It’s both funny and sad to think of a time when merely taking off your shirt was enough to excite and stir the masses of closeted gay men, but such was the nature of repression of male/male desire through the course of history. As an example, consider the October 17, 1949 issue of a small magazine called Quick and its cover story “The Birth of Beefcake,” which details the new Hollywood trend of shirtless supermen for its readers. The cover features a smiling photo of the heartthrob Alan Ladd. Inside, the cover story “Hollywood Uncovers Male Appeal” explains the concept of “beefcake”:
Beefcake is the new Hollywood name for the male equivalent of female cheesecake. Though exposure traditionally is more common with actresses, the males are allowed by censors to reveal much more—all the way down to the waist…Lately, they have been doing so en masse.
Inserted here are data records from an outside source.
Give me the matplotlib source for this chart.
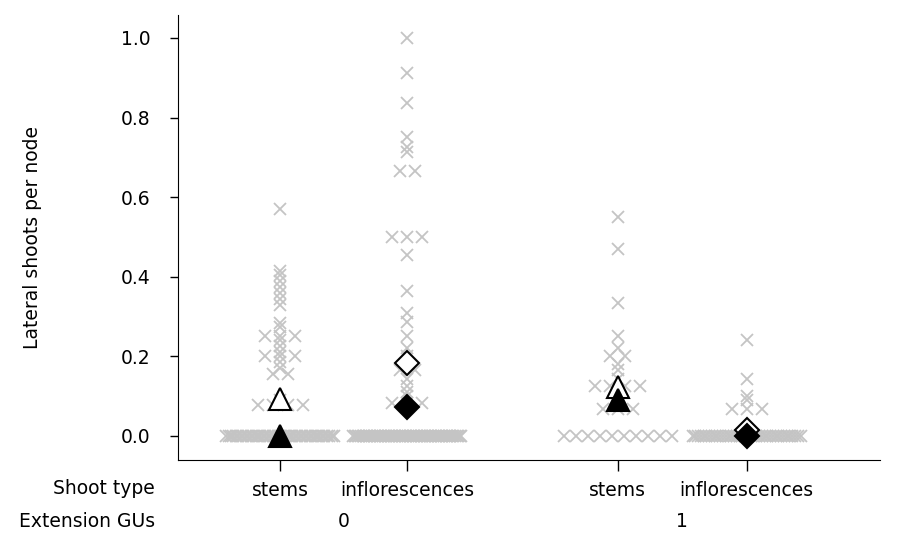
import numpy as np
import matplotlib
matplotlib.use("Agg")
import matplotlib.pyplot as plt
from matplotlib.transforms import blended_transform_factory

plt.rcParams['font.family'] = ['DejaVu Sans']
plt.rcParams['font.size'] = 13.5

# shoot types within each extension-GU class
shoot_types = ['stems', 'inflorescences', 'stems', 'inflorescences']
ext_gus = ['0', '1']
positions = [1.0, 2.0, 3.655, 4.67]

# lateral shoots per node, one list per shoot type / extension class
stems_0 = [0.57, 0.415, 0.405, 0.39, 0.375, 0.36, 0.345, 0.33, 0.285, 0.275,
           0.25, 0.25, 0.25, 0.24, 0.225, 0.21, 0.20, 0.20, 0.20, 0.185,
           0.17, 0.155, 0.155, 0.09, 0.077, 0.077, 0.077, 0.077] + [0.0] * 45
infl_0 = [1.0, 0.912, 0.837, 0.75, 0.727, 0.714, 0.667, 0.667, 0.5, 0.5,
          0.5, 0.455, 0.364, 0.308, 0.286, 0.25, 0.222, 0.2, 0.167, 0.167,
          0.143, 0.125, 0.111, 0.1, 0.083, 0.083, 0.083] + [0.0] * 70
stems_1 = [0.55, 0.47, 0.333, 0.25, 0.222, 0.2, 0.2, 0.182, 0.167, 0.143,
           0.125, 0.125, 0.125, 0.125, 0.1, 0.083, 0.067, 0.067, 0.067] + [0.0] * 10
infl_1 = [0.24, 0.143, 0.1, 0.091, 0.067, 0.067, 0.067] + [0.0] * 40

# group summaries (open = mean, filled = median)
means = [0.094, 0.183, 0.124, 0.015]
medians = [0.0, 0.073, 0.09, 0.0]
summary_markers = ['^', 'D', '^', 'D']


def swarm_offsets(vals, step=0.118, half=0.425):
    vals = np.asarray(vals)
    off = np.zeros(len(vals))
    for v in np.unique(vals):
        idx = np.where(vals == v)[0]
        n = len(idx)
        if n > 1:
            s = min(step, 2 * half / (n - 1))
            off[idx] = (np.arange(n) - (n - 1) / 2) * s
    return off


fig = plt.figure(figsize=(9.04, 5.34), dpi=100)
ax = fig.add_axes([0.197, 0.1386, 0.777, 0.8334])

groups = [stems_0, infl_0, stems_1, infl_1]
for pos, vals in zip(positions, groups):
    x = pos + swarm_offsets(vals)
    ax.plot(x, vals, linestyle='none', marker='x', ms=9, mew=1.3,
            color='#c4c4c4', zorder=2)

for pos, mk, mn, md in zip(positions, summary_markers, means, medians):
    size = 16.5 if mk == '^' else 12
    ax.plot([pos], [mn], linestyle='none', marker=mk, ms=size, mfc='white',
            mec='black', mew=1.5, zorder=3)
    ax.plot([pos], [md], linestyle='none', marker=mk, ms=size, mfc='black',
            mec='black', mew=1.5, zorder=4)

ax.set_xlim(0.197, 5.724)
ax.set_ylim(-0.0603, 1.0578)
ax.set_yticks(np.arange(0, 1.01, 0.2))
ax.set_yticklabels(['%.1f' % t for t in np.arange(0, 1.01, 0.2)])
ax.set_xticks(positions)
ax.set_xticklabels(shoot_types)
ax.tick_params(axis='y', length=6, width=1, pad=14)
ax.tick_params(axis='x', length=8, width=1, pad=7)
ax.spines['top'].set_visible(False)
ax.spines['right'].set_visible(False)

fig.text(33 / 904, 1 - 237.5 / 534, 'Lateral shoots per node', rotation=90,
         ha='center', va='center')

trans = blended_transform_factory(ax.transData, fig.transFigure)
ax.text((positions[0] + positions[1]) / 2, 0.0225, ext_gus[0], transform=trans,
        ha='center', va='center')
ax.text((positions[2] + positions[3]) / 2, 0.0225, ext_gus[1], transform=trans,
        ha='center', va='center')
fig.text(0.1715, 0.0843, 'Shoot type', ha='right', va='center')
fig.text(0.1715, 0.0225, 'Extension GUs', ha='right', va='center')

fig.savefig('out.png', dpi=100)
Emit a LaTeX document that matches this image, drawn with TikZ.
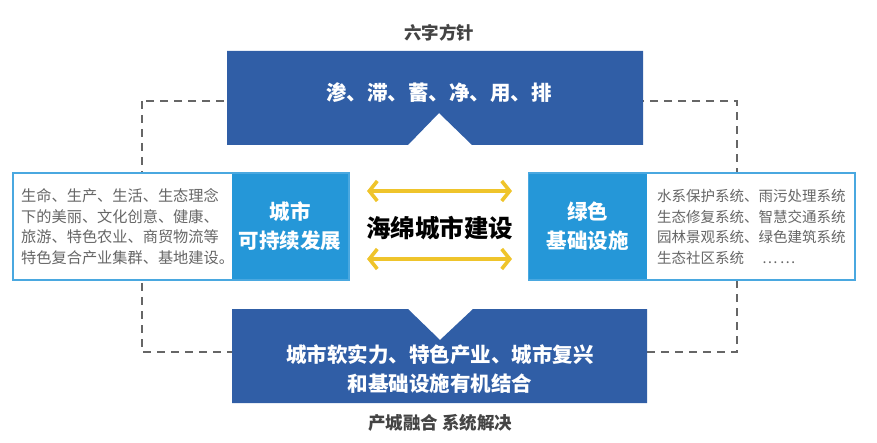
\documentclass[tikz,border=0pt]{standalone}
\usepackage{fontspec}
\newfontfamily\cjk{Noto Sans CJK SC}
\usetikzlibrary{arrows.meta}
\definecolor{darkblue}{HTML}{305EA6}
\definecolor{lightblue}{HTML}{2597D8}
\definecolor{borderblue}{HTML}{4AA8E0}
\definecolor{arrowyellow}{HTML}{EFC42B}
\definecolor{dashgray}{HTML}{666666}
\definecolor{titlegray}{HTML}{444444}
\definecolor{textgray}{HTML}{666666}
\tikzset{
  titletext/.style={font=\cjk\bfseries\fontsize{17.5}{20}\selectfont, text=titlegray, inner sep=0pt},
  whitebold/.style={font=\cjk\bfseries\fontsize{20.5}{29}\selectfont, text=white, align=center, inner sep=0pt},
  sidetext/.style={font=\cjk\fontsize{15}{20.7}\selectfont, text=textgray, align=left, inner sep=0pt},
  outerbox/.style={draw=borderblue, line width=1.6pt, fill=white, inner sep=0pt},
  bluepart/.style={fill=lightblue, draw=none, inner sep=0pt},
  dashframe/.style={draw=dashgray, line width=1.6pt, dash pattern=on 8pt off 6pt},
  yarrow/.style={draw=arrowyellow, line width=3.6pt, {Straight Barb[length=8pt,width=20pt]}-{Straight Barb[length=8pt,width=20pt]}},
}
\begin{document}
\begin{tikzpicture}[x=1pt,y=-1pt]
\useasboundingbox (0,0) rectangle (877,443);
% dashed frame
\draw[dashframe] (142,101) rectangle (737,352);
% top box with notch
\fill[darkblue] (227,51) -- (643,51) -- (643,145) -- (472,145) -- (439,113) -- (408,145) -- (227,145) -- cycle;
\node[whitebold] (top) at (439,93) {渗、滞、蓄、净、用、排};
\node[titletext] (toptitle) at (439,33) {六字方针};
% bottom box with notch
\fill[darkblue] (232,309) -- (408,309) -- (440,340) -- (473,309) -- (647,309) -- (647,403) -- (232,403) -- cycle;
\node[whitebold] (bottom) at (440,369) {城市软实力、特色产业、城市复兴\\和基础设施有机结合};
\node[titletext] (bottitle) at (440,423) {产城融合 系统解决};
% left box
\node[outerbox, minimum width=336pt, minimum height=107pt] (left) at (181,226.5) {};
\node[bluepart, minimum width=116pt, minimum height=105.4pt] (leftblue) at (290.2,226.5) {};
\node[whitebold] (lefttitle) at (leftblue) {城市\\可持续发展};
\node[sidetext, font=\cjk\fontsize{15.2}{20.7}\selectfont, anchor=west] (lefttext) at (21,226.5) {生命、生产、生活、生态理念\\下的美丽、文化创意、健康、\\旅游、特色农业、商贸物流等\\特色复合产业集群、基地建设。};
% right box
\node[outerbox, minimum width=326pt, minimum height=107pt] (right) at (692,226.5) {};
\node[bluepart, minimum width=118pt, minimum height=105.4pt] (rightblue) at (587.8,226.5) {};
\node[whitebold] (righttitle) at (rightblue) {绿色\\基础设施};
\node[sidetext, font=\cjk\fontsize{14.5}{20.7}\selectfont, anchor=west] (righttext) at (657,227) {水系保护系统、雨污处理系统\\生态修复系统、智慧交通系统\\园林景观系统、绿色建筑系统\\生态社区系统\hspace{18pt}…\,…};
% center
\node[font=\cjk\bfseries\fontsize{24.5}{28}\selectfont, text=black, inner sep=0pt] (center) at (439.5,228) {海绵城市建设};
\coordinate (a1l) at (367,191);
\coordinate (a1r) at (512,191);
\coordinate (a2l) at (367,259);
\coordinate (a2r) at (512,259);
\draw[yarrow] (a1l) -- (a1r);
\draw[yarrow] (a2l) -- (a2r);
\end{tikzpicture}
\end{document}
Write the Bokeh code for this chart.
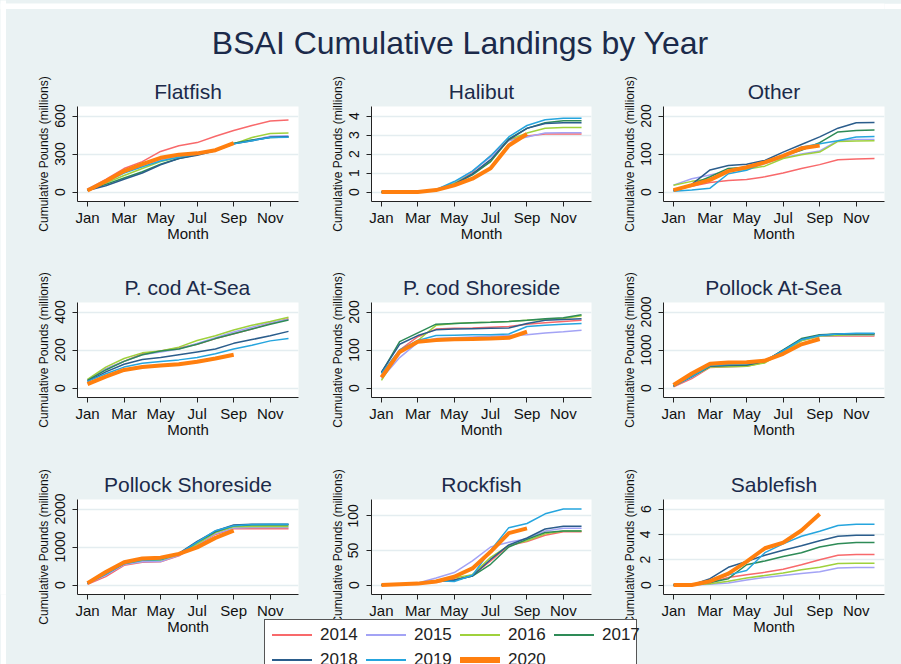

The male chest, of course, has been exposed before in films and film advertising. Frances X. Bushman showed his 25 years ago in Ben Hur, with wonderful box-office results. Douglas Fairbanks, Sr. and Rudolph Valentino had women swooning at the sight of their heaving torsos…..
The Great Gatsby, Easy Living and Thieves’ Highway are currently and simultaneously filling theaters by displaying the chesty virtues of Alan Ladd, Victor Mature and Richard Conte on billboards and lobby posters. Though these starts actually appear only briefly in the films the way they do on the posters, the results have been the same: they’ve sold tickets. As a consequence, Hollywood now has plans for a rash of motion pictures giving lots of footage to exposed males.
The rest of the magazine features catty, semi-snarky news items, many of which have queerer than queer subject matter: a page showing Eleanor Roosevelt’s different hairstyles from 1937-1949 is the most unintentionally hilarious of the bunch—mainly because the hairstyles don’t change over the years. Fans of The Celluloid Closet will also recognize coverboy Alan Ladd as the actor whose picture hangs in Sal Mineo’s locker in Rebel Without A Cause, subtly coding Mineo’s character as gay. Though the magazine was published by a company located in Des Moines, Iowa, the editorial offices are listed as 511 Fifth Avenue (on 43rd Street), which today houses a IDB Bank on its ground floor. When I walk by, I like to imagine a brave man or group of men working behind the scenes to create a coded publication, and the other men who had their sexuality stimulated by flipping through these pages or becoming avid patrons of movies with chesty virtues of the “beefcake” pictured above.